While the price appreciation is good for owners and sellers, it made things more difficult for potential buyers, Moeder said.

“We have too many want-to-be buyers and not enough sellers, and there are more multiple bids on properties,” he said.

The lack of supply that helped push up prices last year should continue this year, Moeder said. With rising prices, more homeowners will escape negative equity — having a mortgage balance greater than a home’s market value — and that should boost for-sale inventories, he said.

Stan Humphries, an economist with real estate database Zillow, said in a presentation last month that rising mortgage rates will likely boost the average mortgage rate from about 4.5 percent to 5 percent by the end of this year, which could further constrain sales. The biggest reason for the increase was the Federal Reserve Bank’s announced plan to taper its $85 billion monthly purchase of federal securities starting this month.

But the Fed also signaled it wants to unwind its stimulus program gradually and was planning to maintain its near zero benchmark Fed funds rate even if the national unemployment rate drops to 6.5 percent.

New Regulations

Tougher federal regulations taking effect this month cover specific aspects of the mortgage granting process. The rules for a “qualified mortgage” — part of the broad banking reform package known as Dodd-Frank — are aimed at correcting the easy-money environment that led to the financial crisis of 2008.

Among some of the regulations are limiting a borrower’s debt-to-income ratio to 43 percent; capping points and fees on the loan at 3 percent; and banning the option for borrowers to pay interest only on their monthly payments.

Most mortgage industry experts said the new rules won’t have a huge impact on mortgage originations.

John Frazza, regional sales executive for Bank of America, said his bank has already implemented the regulations, which provide legal protection to lenders in case borrowers file a lawsuit.

Regarding tighter mortgage underwriting by lenders, Moeder said he understands the reaction — preventing a reoccurrence of the massive defaults that helped cause the recession. Still, he describes the current situation as overly restrictive.

Lenders should provide credit to people who are self-employed or have earnings that aren’t documented as neatly as a regular paycheck, he said.

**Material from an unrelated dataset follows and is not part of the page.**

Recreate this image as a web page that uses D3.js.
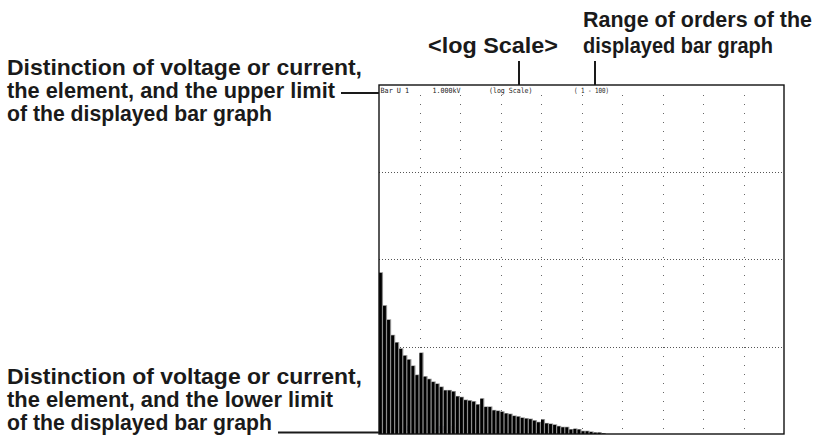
<!DOCTYPE html>
<html><head><meta charset="utf-8">
<script src="https://cdn.jsdelivr.net/npm/d3@7"></script>
<style>html,body{margin:0;padding:0;background:#fff}svg{display:block}</style>
</head><body>
<svg id="chart" width="814" height="436"></svg>
<script>
// Harmonic orders shown (1 - 100)
const orders = d3.range(1, 101);
// Harmonic amplitudes (V) for orders 1..56; higher orders are below the 0.1 V lower limit
const amplitudes = [7.13, 2.99, 2.06, 1.37, 1.13, 0.96, 0.80, 0.72, 0.61, 0.48,
  0.86, 0.46, 0.43, 0.40, 0.38, 0.35, 0.32, 0.32, 0.31, 0.273,
  0.267, 0.248, 0.244, 0.238, 0.220, 0.257, 0.207, 0.207, 0.189, 0.186,
  0.182, 0.174, 0.171, 0.163, 0.160, 0.155, 0.152, 0.150, 0.144, 0.138,
  0.148, 0.134, 0.132, 0.129, 0.124, 0.121, 0.121, 0.114, 0.116, 0.114,
  0.109, 0.109, 0.107, 0.105, 0.105, 0.1026];
const yDomain = [0.1, 1000];
const gridValues = [1, 10, 100];
const verticalGridOrders = [11, 21, 31, 41, 51, 61, 71, 81, 91];
const headerTop = ["Bar U 1", "1.000kV", "(log Scale)", "(  1 - 100)"];
const headerBottom = ["Bar U 1", "100.0mV"];
const annTopLeft = ["Distinction of voltage or current,", "the element, and the upper limit", "of the displayed bar graph"];
const annBottomLeft = ["Distinction of voltage or current,", "the element, and the lower limit", "of the displayed bar graph"];
const annLog = "<log Scale>";
const annRange = ["Range of orders of the", "displayed bar graph"];

const svg = d3.select("#chart");
const L = 379, R = 784, T = 85, B = 434;
const x = d3.scaleBand().domain(orders).range([L, R]).paddingInner(0).paddingOuter(0);
const y = d3.scaleLog().domain(yDomain).range([B, T]);

// bottom label (drawn behind bars)
const mono = "'DejaVu Sans Mono', 'Liberation Mono', monospace";
const hbx = [381, 432];
svg.selectAll("text.hb").data(headerBottom).join("text")
  .attr("x", (d, i) => hbx[i]).attr("y", B - 3)
  .attr("font-family", mono).attr("font-size", 7.2).attr("fill", "#444")
  .attr("textLength", (d, i) => [28, 29][i]).attr("lengthAdjust", "spacingAndGlyphs")
  .text(d => d);

// grid
svg.selectAll("line.hg").data(gridValues).join("line")
  .attr("x1", L).attr("x2", R).attr("y1", d => Math.round(y(d)) + 0.5).attr("y2", d => Math.round(y(d)) + 0.5)
  .attr("stroke", "#555").attr("stroke-width", 1).attr("stroke-dasharray", "1,2");
svg.selectAll("line.vg").data(verticalGridOrders).join("line")
  .attr("x1", d => Math.round(x(d)) + 0.5).attr("x2", d => Math.round(x(d)) + 0.5)
  .attr("y1", T + 10).attr("y2", B)
  .attr("stroke", "#666").attr("stroke-width", 1).attr("stroke-dasharray", "1,8");

// bars
const barData = amplitudes.map((v, i) => ({order: orders[i], v}));
const bw = x.bandwidth();
const g = svg.append("g");
g.selectAll("rect.bg").data(barData).join("rect")
  .attr("x", d => x(d.order)).attr("width", bw)
  .attr("y", d => y(d.v)).attr("height", d => B - y(d.v))
  .attr("fill", "#8c8c8c");
g.selectAll("rect.fg").data(barData).join("rect")
  .attr("x", d => x(d.order)).attr("width", bw - 1.2)
  .attr("y", d => y(d.v) + 0.6).attr("height", d => Math.max(0, B - y(d.v) - 0.6))
  .attr("fill", "#000");

// frame
svg.append("rect").attr("x", L).attr("y", T).attr("width", R - L).attr("height", B - T)
  .attr("fill", "none").attr("stroke", "#111").attr("stroke-width", 1.4);

// header
const htx = [380.5, 432.5, 489, 574];
const htw = [28.5, 28, 43.5, 35];
svg.selectAll("text.ht").data(headerTop).join("text")
  .attr("x", (d, i) => htx[i]).attr("y", T + 7.5)
  .attr("font-family", mono).attr("font-size", 7.2).attr("fill", "#222")
  .attr("textLength", (d, i) => htw[i]).attr("lengthAdjust", "spacingAndGlyphs")
  .text(d => d);

// annotations
const sans = "'Liberation Sans', Arial, Helvetica, sans-serif";
function ann(lines, xs, ys, widths) {
  lines.forEach((t, i) => {
    svg.append("text").attr("x", xs).attr("y", ys[i])
      .attr("font-family", sans).attr("font-weight", "bold").attr("font-size", 21.5)
      .attr("fill", "#1a1a1a")
      .attr("textLength", widths[i]).attr("lengthAdjust", "spacingAndGlyphs")
      .text(t);
  });
}
ann(annTopLeft, 7, [75, 98, 121], [355, 328, 265]);
ann(annBottomLeft, 7, [384, 407, 430], [355, 326, 265]);
ann([annLog], 428, [53], [130]);
ann(annRange, 583, [27, 53], [229, 190]);

const leaders = [
  [341, 93, L, 93],
  [278, 432.5, L, 432.5],
  [519, 61, 519, T],
  [595, 61, 595, T]
];
svg.selectAll("line.ld").data(leaders).join("line")
  .attr("x1", d => d[0]).attr("y1", d => d[1]).attr("x2", d => d[2]).attr("y2", d => d[3])
  .attr("stroke", "#1a1a1a").attr("stroke-width", 2);
</script>
</body></html>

“At some point, that type of lending will come back,” he said.

Despite these restrictions, Frazza said that “owning a home is more affordable today than it was in the last 26 years.”

That contention doesn’t hold up for San Diego, according to a recent report from the National Association of Home Builders that ranked the area the eighth-least-affordable housing market in the nation. The report found that only 37 percent of San Diego’s population could afford a median-priced home — $400,000 at midyear — based on the median household family income of $72,300.

Kelly Cunningham, an economist with the National University System Institute for Policy Research, said the unaffordability for a majority of residents is shared by 12 other cities in California. The most unaffordable market is San Francisco, where about 19 percent of residents can afford that city’s median-priced house of $781,000, based on the city’s annual median household income of $101,200.

High Prices, Low Wages

The trend points to less affordability in San Diego as prices continue to increase, while the county’s median income has been falling in recent years. It dropped 4.7 percent last year from 2012, said Cunningham, citing data from the Department of Housing and Urban Development.

The main reason behind this state’s high-priced housing is strict growth controls and restrictive land-use rules builders must contend with, he said.

A solution to creating a more affordable market, Moeder at The London Group said, is building more housing units. The area should be generating more than twice the number of new units than the average of 5,000 in the past several years.